Zero-shot personalization of speech foundation models for depressed mood monitoring

Maurice Gerczuk; Andreas Triantafyllopoulos; Shahin Amiriparian; Alexander Kathan; Jonathan Bauer; Matthias Berking; Björn W Schuller

doi:10.1016/j.patter.2023.100873

Zero-shot personalization of speech foundation models for depressed mood monitoring

Patterns (N Y). 2023 Nov 1;4(11):100873. doi: 10.1016/j.patter.2023.100873. eCollection 2023 Nov 10.

Authors

Maurice Gerczuk¹, Andreas Triantafyllopoulos¹, Shahin Amiriparian¹, Alexander Kathan¹, Jonathan Bauer², Matthias Berking², Björn W Schuller^{1

3}

Affiliations

¹ Chair of Embedded Intelligence for Healthcare and Wellbeing, University of Augsburg, Augsburg, Germany.
² Department of Clinical Psychology and Psychotherapy, Friedrich-Alexander-Universität, Erlangen-Nürnberg, Erlangen, Germany.
³ GLAM, Imperial College, London, UK.

Abstract

The monitoring of depressed mood plays an important role as a diagnostic tool in psychotherapy.
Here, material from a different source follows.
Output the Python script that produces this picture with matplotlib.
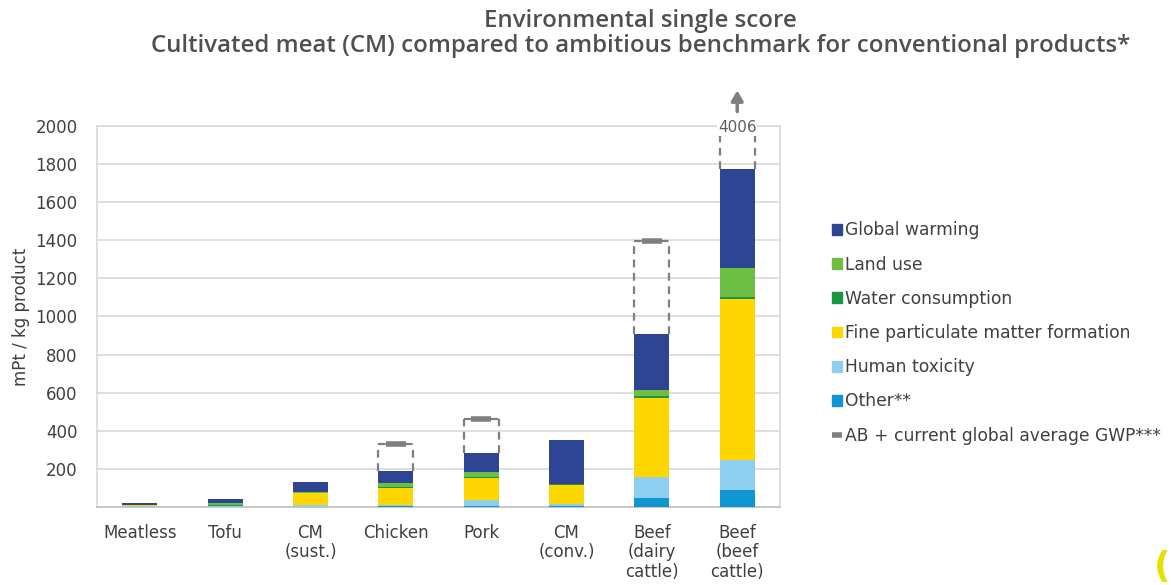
import matplotlib
matplotlib.use("Agg")
import matplotlib.pyplot as plt
import numpy as np
from matplotlib.patches import Rectangle
from matplotlib.lines import Line2D

categories = ["Meatless", "Tofu", "CM\n(sust.)", "Chicken", "Pork", "CM\n(conv.)",
              "Beef\n(dairy\ncattle)", "Beef\n(beef\ncattle)"]
# stacked components, bottom to top
other      = [2, 2, 3, 4, 8, 4, 47, 89]
human_tox  = [3, 3, 8, 8, 30, 12, 111, 158]
fine_pm    = [4, 3, 62, 88, 115, 103, 414, 845]
water      = [2, 2, 2, 5, 5, 2, 10, 8]
land_use   = [3, 12, 5, 21, 26, 0, 32, 155]
global_warm = [6, 20, 51, 63, 99, 231, 294, 519]
# AB + current global average GWP (None = not shown)
benchmark = [None, None, None, 330, 460, None, 1395, 4006]

series = [
    ("Other**", other, "#0F96D2"),
    ("Human toxicity", human_tox, "#8ECFF0"),
    ("Fine particulate matter formation", fine_pm, "#FFD700"),
    ("Water consumption", water, "#1A9641"),
    ("Land use", land_use, "#6DBE45"),
    ("Global warming", global_warm, "#2E4593"),
]

fig = plt.figure(figsize=(11.71, 5.85), dpi=100)
ax = fig.add_axes([0.083, 0.133, 0.583, 0.652])
x = np.arange(len(categories))
width = 0.41
bottom = np.zeros(len(categories))
for name, vals, col in series:
    ax.bar(x, vals, width, bottom=bottom, color=col, label=name, zorder=3)
    bottom += np.array(vals)

ymax = 2000
gray = "#7F7F7F"
dash = (0, (3.5, 2.5))
for xi, top, bm in zip(x, bottom, benchmark):
    if bm is None:
        continue
    upper = min(bm, ymax + 40)
    for dx in (-width / 2, width / 2):
        ax.plot([xi + dx, xi + dx], [top, upper], ls=dash, color=gray,
                lw=1.6, zorder=4, clip_on=False)
    if bm <= ymax:
        ax.plot([xi - width / 2, xi + width / 2], [bm, bm], ls=dash,
                color=gray, lw=1.6, zorder=4)
        ax.plot([xi - 0.12, xi + 0.12], [bm, bm], color=gray, lw=4,
                solid_capstyle="butt", zorder=5)
    else:
        ax.text(xi, 1990, f"{bm}", ha="center", va="center", fontsize=11,
                color="#606060", zorder=6, clip_on=False,
                bbox=dict(facecolor="white", edgecolor="none", pad=0.5))
        ax.annotate("", xy=(xi, 2200), xytext=(xi, 2060),
                    arrowprops=dict(arrowstyle="-|>,head_width=0.35,head_length=0.6",
                                    color=gray, lw=2.5), annotation_clip=False)

ax.set_ylim(0, ymax)
ax.set_xlim(-0.5, len(categories) - 0.5)
ax.set_yticks(np.arange(200, 2001, 200))
ax.set_xticks(x)
ax.set_xticklabels(categories, fontsize=12, color="#404040", linespacing=1.1)
ax.tick_params(axis="y", labelsize=12, labelcolor="#404040", length=0, pad=14)
ax.tick_params(axis="x", length=0, pad=12)
ax.grid(axis="y", color="#D9D9D9", lw=1.2, zorder=0)
for s in ax.spines.values():
    s.set_color("#D9D9D9")
    s.set_linewidth(1.2)
ax.spines["bottom"].set_color("#BFBFBF")
ax.set_ylabel("mPt / kg product", fontsize=12, color="#404040", labelpad=4)

fig.suptitle("Environmental single score\nCultivated meat (CM) compared to ambitious benchmark for conventional products*",
             x=0.547, y=0.984, fontsize=17.3, fontweight="semibold", color="#505050",
             family="Open Sans", linespacing=1.05)

handles = [Rectangle((0, 0), 1, 1, color=c) for _, _, c in reversed(series)]
labels = [n for n, _, _ in reversed(series)]
handles.append(Line2D([0], [0], color=gray, lw=4, solid_capstyle="butt"))
labels.append("AB + current global average GWP***")
leg = fig.legend(handles, labels, loc="upper left", bbox_to_anchor=(0.697, 0.648),
                 frameon=False, fontsize=12.3, handlelength=0.6, handleheight=0.6,
                 handletextpad=0.2, labelspacing=0.95, labelcolor="#404040")

fig.text(0.992, 0.03, "(", fontsize=26, color="#E8E000", fontweight="bold",
         ha="center", va="center")

fig.savefig("out.png", dpi=100)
An automated analysis of speech can provide a non-invasive measurement of a patient's affective state. While speech has been shown to be a useful biomarker for depression, existing approaches mostly build population-level models that aim to predict each individual's diagnosis as a (mostly) static property. Because of inter-individual differences in symptomatology and mood regulation behaviors, these approaches are ill-suited to detect smaller temporal variations in depressed mood. We address this issue by introducing a zero-shot personalization of large speech foundation models. Compared with other personalization strategies, our work does not require labeled speech samples for enrollment. Instead, the approach makes use of adapters conditioned on subject-specific metadata. On a longitudinal dataset, we show that the method improves performance compared with a set of suitable baselines. Finally, applying our personalization strategy improves individual-level fairness.

Keywords: deep learning; depression monitoring; foundation models; hypernetworks; personalization; speech processing.